There are, for example, more than 1,200 farms in Cape Girardeau County utilizing nearly 261,000 acres, according to the USDA Census of Agriculture in 2002. The farm census is taken every five years. Both the number of farms and the number of acres are down from previous census, reflecting a nationwide trend of fewer but more productive farms.
Missouri is No. 2 in the nation for number of farms (106,000), or 5 percent of the total number of U.S. farms. These farms produce nearly $5 billion a year in agricultural products. The Bootheel is the state's most intensely farmed area, owing to its fertile soil, flat fields and open spaces.
Successful farming today still involves hard work, long hours and tremendous risks. But research in every aspect of farm production from seeds to animal breeding to fertilizers to erosion control have made today's farmers more astute and better adapted to high production even in the face of such variables as the weather, fuel prices and government regulations.

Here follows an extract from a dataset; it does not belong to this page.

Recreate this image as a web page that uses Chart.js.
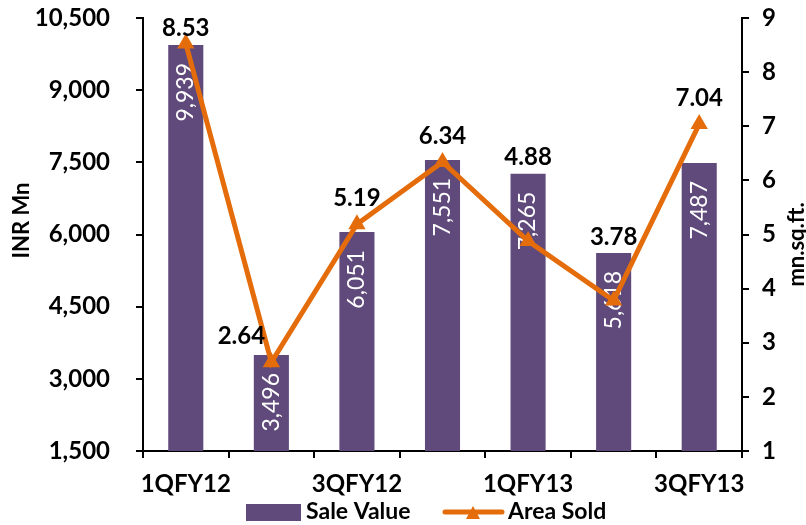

For those of us who aren't farmers or no longer have ties to the farms of our early years, the abundance of food and other farm products is too often taken for granted. Our nation enjoys not just a huge selection of affordable farm products, but also a safe food supply that contributes to good health and nutrition.
Telling the stories of our local farmers is one way of reconnecting those who enjoy the fruits of agriculture with those who labor in the fields and barns. The more we understand how food and fiber reach the retail outlets where we shop, the more we will be able to appreciate the lives of our farmers.